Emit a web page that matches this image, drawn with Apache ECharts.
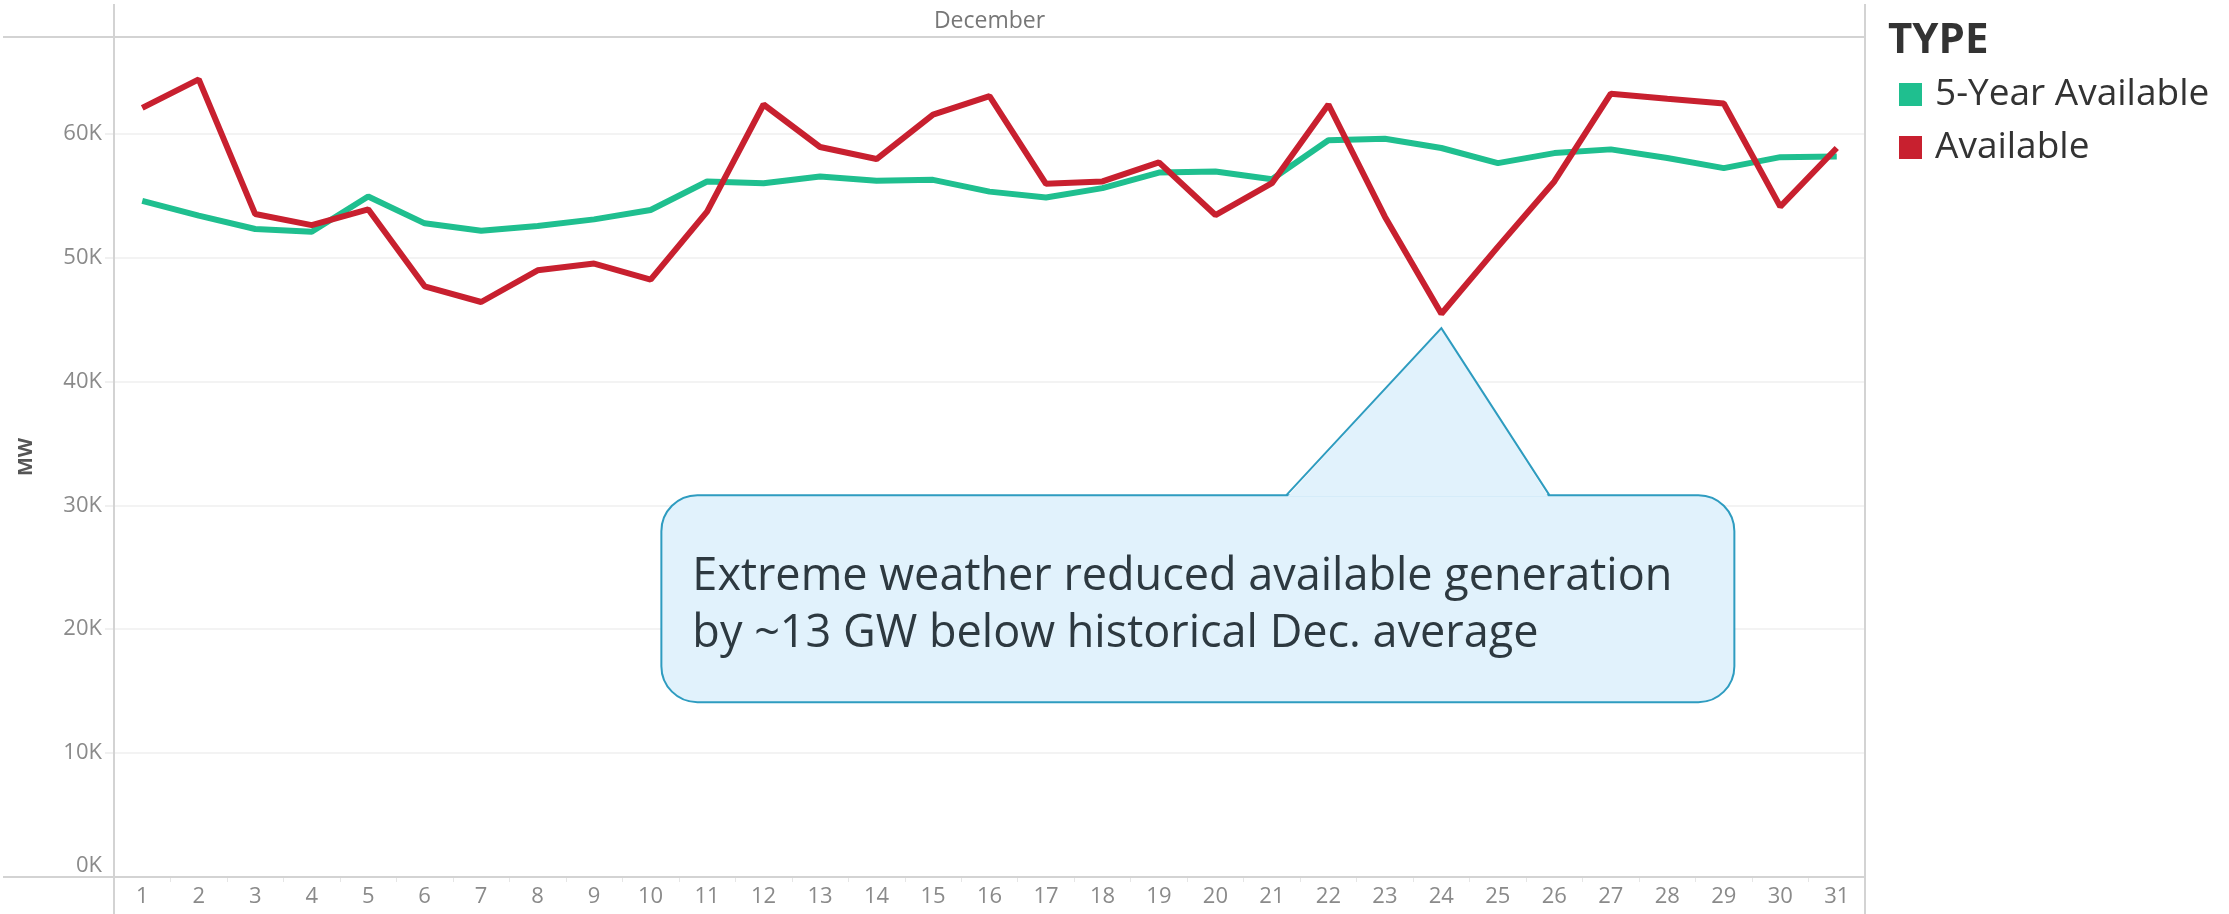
<!DOCTYPE html>
<html>
<head>
<meta charset="utf-8">
<script src="https://cdn.jsdelivr.net/npm/echarts@6/dist/echarts.min.js"></script>
<style>
html, body { margin: 0; padding: 0; background: #fff; }
#chart { width: 2229px; height: 914px; }
</style>
</head>
<body>
<div id="chart"></div>
<script>
// days of December
var days = ['1', '2', '3', '4', '5', '6', '7', '8', '9', '10', '11', '12', '13', '14', '15', '16',
	'17', '18', '19', '20', '21', '22', '23', '24', '25', '26', '27', '28', '29', '30', '31'];

// MW
var fiveYearAvailable = [54570, 53380, 52300, 52080, 54920, 52760, 52160, 52540, 53080, 53840, 56140,
	56000, 56540, 56190, 56270, 55320, 54840, 55600, 56860, 56950, 56320, 59460, 59590, 58840,
	57620, 58430, 58730, 58030, 57220, 58100, 58160];
var available = [62080, 64380, 53510, 52620, 53890, 47680, 46410, 48970, 49510, 48220, 53700,
	62350, 58920, 57950, 61540, 63030, 55950, 56140, 57680, 53430, 56000, 62350, 53300, 45460,
	50860, 56140, 63220, 62810, 62430, 54110, 58840];

var yTicks = [0, 10000, 20000, 30000, 40000, 50000, 60000];

var note = 'Extreme weather reduced available generation\nby ~13 GW below historical Dec. average';

var FONT = 'Open Sans';
var GREEN = '#1fbf8f';
var RED = '#c8202f';
var FRAME = '#d3d3d3';

var chart = echarts.init(document.getElementById('chart'));

var gridL = 114, gridR = 1865, gridT = 37, gridB = 877;

var option = {
	animation: false,
	backgroundColor: '#fff',
	textStyle: { fontFamily: FONT },
	title: {
		text: 'TYPE',
		left: 1888,
		top: 20,
		padding: 0,
		textStyle: { fontFamily: FONT, fontSize: 42, fontWeight: 'bold', color: '#333', lineHeight: 42 }
	},
	legend: {
		orient: 'vertical',
		left: 1899,
		top: 76,
		padding: 0,
		itemWidth: 23,
		itemHeight: 23,
		itemGap: 16,
		icon: 'rect',
		textStyle: { fontFamily: FONT, fontSize: 37, color: '#333', lineHeight: 36, padding: [0, 0, 0, 8] },
		data: ['5-Year Available', 'Available']
	},
	grid: {
		left: gridL,
		right: 2229 - gridR,
		top: gridT,
		bottom: 914 - gridB
	},
	xAxis: {
		type: 'category',
		data: days,
		boundaryGap: true,
		axisLine: { show: false },
		axisTick: { show: true, length: 5, interval: 0, lineStyle: { color: '#e6e6e6', width: 1 } },
		axisLabel: { color: '#8a8a8a', fontSize: 22, margin: 9, interval: 0, fontFamily: FONT }
	},
	yAxis: {
		type: 'value',
		min: 0,
		max: 67800,
		interval: 10000,
		name: 'MW',
		nameLocation: 'middle',
		nameRotate: 90,
		nameGap: 78,
		nameTextStyle: { color: '#555', fontSize: 20, fontWeight: 'bold', fontFamily: FONT },
		axisLine: { show: false },
		axisTick: { show: true, length: 9, lineStyle: { color: '#ececec', width: 1.5 } },
		axisLabel: {
			color: '#8a8a8a',
			fontSize: 22,
			margin: 12,
			fontFamily: FONT,
			showMaxLabel: false,
			verticalAlignMinLabel: 'bottom',
			formatter: function (v) {
				return yTicks.indexOf(v) >= 0 ? (v / 1000) + 'K' : '';
			}
		},
		splitLine: { lineStyle: { color: '#efefef', width: 1.5 } }
	},
	series: [
		{
			name: '5-Year Available',
			type: 'line',
			data: fiveYearAvailable,
			symbol: 'none',
			itemStyle: { color: GREEN },
			lineStyle: { color: GREEN, width: 6 }
		},
		{
			name: 'Available',
			type: 'line',
			data: available,
			symbol: 'none',
			itemStyle: { color: RED },
			lineStyle: { color: RED, width: 6 }
		}
	]
};

chart.setOption(option);

// callout pointing at the dip on day 24
var apex = chart.convertToPixel({ gridIndex: 0 }, ['24', 44300]);
var boxL = apex[0] - 780, boxR = apex[0] + 293;
var boxT = apex[1] + 167, boxB = apex[1] + 374;
var baseL = apex[0] - 155, baseR = apex[0] + 108;
var FILL = '#e1f2fc', EDGE = '#2e9cc0';

chart.setOption({
	graphic: [
		// frame lines (Tableau style)
		{ type: 'line', shape: { x1: 3, y1: gridT, x2: gridR, y2: gridT }, style: { stroke: FRAME, lineWidth: 2 }, z: 10 },
		{ type: 'line', shape: { x1: 3, y1: gridB, x2: gridR, y2: gridB }, style: { stroke: FRAME, lineWidth: 2 }, z: 10 },
		{ type: 'line', shape: { x1: gridL, y1: 4, x2: gridL, y2: 914 }, style: { stroke: FRAME, lineWidth: 2 }, z: 10 },
		{ type: 'line', shape: { x1: gridR, y1: 4, x2: gridR, y2: 914 }, style: { stroke: FRAME, lineWidth: 2 }, z: 10 },
		{
			type: 'text',
			x: (gridL + gridR) / 2,
			y: 21,
			style: { text: 'December', fontFamily: FONT, fontSize: 23, fill: '#777', align: 'center', verticalAlign: 'middle' },
			z: 10
		},
		// callout
		{
			type: 'rect',
			shape: { x: boxL, y: boxT, width: boxR - boxL, height: boxB - boxT, r: 36 },
			style: { fill: FILL, stroke: EDGE, lineWidth: 2 },
			z: 20
		},
		{
			type: 'polygon',
			shape: { points: [[baseL + 1, boxT + 1.5], apex, [baseR - 1, boxT + 1.5]] },
			style: { fill: FILL },
			z: 21
		},
		{
			type: 'polyline',
			shape: { points: [[baseL, boxT], apex, [baseR, boxT]] },
			style: { stroke: EDGE, lineWidth: 2, fill: null },
			z: 22
		},
		{
			type: 'text',
			x: boxL + 31,
			y: boxT + 54,
			style: { text: note, fontFamily: FONT, fontSize: 45, lineHeight: 57, fill: '#2d3940', verticalAlign: 'top' },
			z: 23
		}
	]
});
</script>
</body>
</html>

= = = = = = =

#### [EXERCISE DETAILS]
Leave out the pictures and retype every line above exactly.

#### [FINAL ANSWER]
Emit a web page that matches this image, drawn with Apache ECharts.
<!DOCTYPE html>
<html>
<head>
<meta charset="utf-8">
<script src="https://cdn.jsdelivr.net/npm/echarts@6/dist/echarts.min.js"></script>
<style>
html, body { margin: 0; padding: 0; background: #fff; }
#chart { width: 2229px; height: 914px; }
</style>
</head>
<body>
<div id="chart"></div>
<script>
// days of December
var days = ['1', '2', '3', '4', '5', '6', '7', '8', '9', '10', '11', '12', '13', '14', '15', '16',
	'17', '18', '19', '20', '21', '22', '23', '24', '25', '26', '27', '28', '29', '30', '31'];

// MW
var fiveYearAvailable = [54570, 53380, 52300, 52080, 54920, 52760, 52160, 52540, 53080, 53840, 56140,
	56000, 56540, 56190, 56270, 55320, 54840, 55600, 56860, 56950, 56320, 59460, 59590, 58840,
	57620, 58430, 58730, 58030, 57220, 58100, 58160];
var available = [62080, 64380, 53510, 52620, 53890, 47680, 46410, 48970, 49510, 48220, 53700,
	62350, 58920, 57950, 61540, 63030, 55950, 56140, 57680, 53430, 56000, 62350, 53300, 45460,
	50860, 56140, 63220, 62810, 62430, 54110, 58840];

var yTicks = [0, 10000, 20000, 30000, 40000, 50000, 60000];

var note = 'Extreme weather reduced available generation\nby ~13 GW below historical Dec. average';

var FONT = 'Open Sans';
var GREEN = '#1fbf8f';
var RED = '#c8202f';
var FRAME = '#d3d3d3';

var chart = echarts.init(document.getElementById('chart'));

var gridL = 114, gridR = 1865, gridT = 37, gridB = 877;

var option = {
	animation: false,
	backgroundColor: '#fff',
	textStyle: { fontFamily: FONT },
	title: {
		text: 'TYPE',
		left: 1888,
		top: 20,
		padding: 0,
		textStyle: { fontFamily: FONT, fontSize: 42, fontWeight: 'bold', color: '#333', lineHeight: 42 }
	},
	legend: {
		orient: 'vertical',
		left: 1899,
		top: 76,
		padding: 0,
		itemWidth: 23,
		itemHeight: 23,
		itemGap: 16,
		icon: 'rect',
		textStyle: { fontFamily: FONT, fontSize: 37, color: '#333', lineHeight: 36, padding: [0, 0, 0, 8] },
		data: ['5-Year Available', 'Available']
	},
	grid: {
		left: gridL,
		right: 2229 - gridR,
		top: gridT,
		bottom: 914 - gridB
	},
	xAxis: {
		type: 'category',
		data: days,
		boundaryGap: true,
		axisLine: { show: false },
		axisTick: { show: true, length: 5, interval: 0, lineStyle: { color: '#e6e6e6', width: 1 } },
		axisLabel: { color: '#8a8a8a', fontSize: 22, margin: 9, interval: 0, fontFamily: FONT }
	},
	yAxis: {
		type: 'value',
		min: 0,
		max: 67800,
		interval: 10000,
		name: 'MW',
		nameLocation: 'middle',
		nameRotate: 90,
		nameGap: 78,
		nameTextStyle: { color: '#555', fontSize: 20, fontWeight: 'bold', fontFamily: FONT },
		axisLine: { show: false },
		axisTick: { show: true, length: 9, lineStyle: { color: '#ececec', width: 1.5 } },
		axisLabel: {
			color: '#8a8a8a',
			fontSize: 22,
			margin: 12,
			fontFamily: FONT,
			showMaxLabel: false,
			verticalAlignMinLabel: 'bottom',
			formatter: function (v) {
				return yTicks.indexOf(v) >= 0 ? (v / 1000) + 'K' : '';
			}
		},
		splitLine: { lineStyle: { color: '#efefef', width: 1.5 } }
	},
	series: [
		{
			name: '5-Year Available',
			type: 'line',
			data: fiveYearAvailable,
			symbol: 'none',
			itemStyle: { color: GREEN },
			lineStyle: { color: GREEN, width: 6 }
		},
		{
			name: 'Available',
			type: 'line',
			data: available,
			symbol: 'none',
			itemStyle: { color: RED },
			lineStyle: { color: RED, width: 6 }
		}
	]
};

chart.setOption(option);

// callout pointing at the dip on day 24
var apex = chart.convertToPixel({ gridIndex: 0 }, ['24', 44300]);
var boxL = apex[0] - 780, boxR = apex[0] + 293;
var boxT = apex[1] + 167, boxB = apex[1] + 374;
var baseL = apex[0] - 155, baseR = apex[0] + 108;
var FILL = '#e1f2fc', EDGE = '#2e9cc0';

chart.setOption({
	graphic: [
		// frame lines (Tableau style)
		{ type: 'line', shape: { x1: 3, y1: gridT, x2: gridR, y2: gridT }, style: { stroke: FRAME, lineWidth: 2 }, z: 10 },
		{ type: 'line', shape: { x1: 3, y1: gridB, x2: gridR, y2: gridB }, style: { stroke: FRAME, lineWidth: 2 }, z: 10 },
		{ type: 'line', shape: { x1: gridL, y1: 4, x2: gridL, y2: 914 }, style: { stroke: FRAME, lineWidth: 2 }, z: 10 },
		{ type: 'line', shape: { x1: gridR, y1: 4, x2: gridR, y2: 914 }, style: { stroke: FRAME, lineWidth: 2 }, z: 10 },
		{
			type: 'text',
			x: (gridL + gridR) / 2,
			y: 21,
			style: { text: 'December', fontFamily: FONT, fontSize: 23, fill: '#777', align: 'center', verticalAlign: 'middle' },
			z: 10
		},
		// callout
		{
			type: 'rect',
			shape: { x: boxL, y: boxT, width: boxR - boxL, height: boxB - boxT, r: 36 },
			style: { fill: FILL, stroke: EDGE, lineWidth: 2 },
			z: 20
		},
		{
			type: 'polygon',
			shape: { points: [[baseL + 1, boxT + 1.5], apex, [baseR - 1, boxT + 1.5]] },
			style: { fill: FILL },
			z: 21
		},
		{
			type: 'polyline',
			shape: { points: [[baseL, boxT], apex, [baseR, boxT]] },
			style: { stroke: EDGE, lineWidth: 2, fill: null },
			z: 22
		},
		{
			type: 'text',
			x: boxL + 31,
			y: boxT + 54,
			style: { text: note, fontFamily: FONT, fontSize: 45, lineHeight: 57, fill: '#2d3940', verticalAlign: 'top' },
			z: 23
		}
	]
});
</script>
</body>
</html>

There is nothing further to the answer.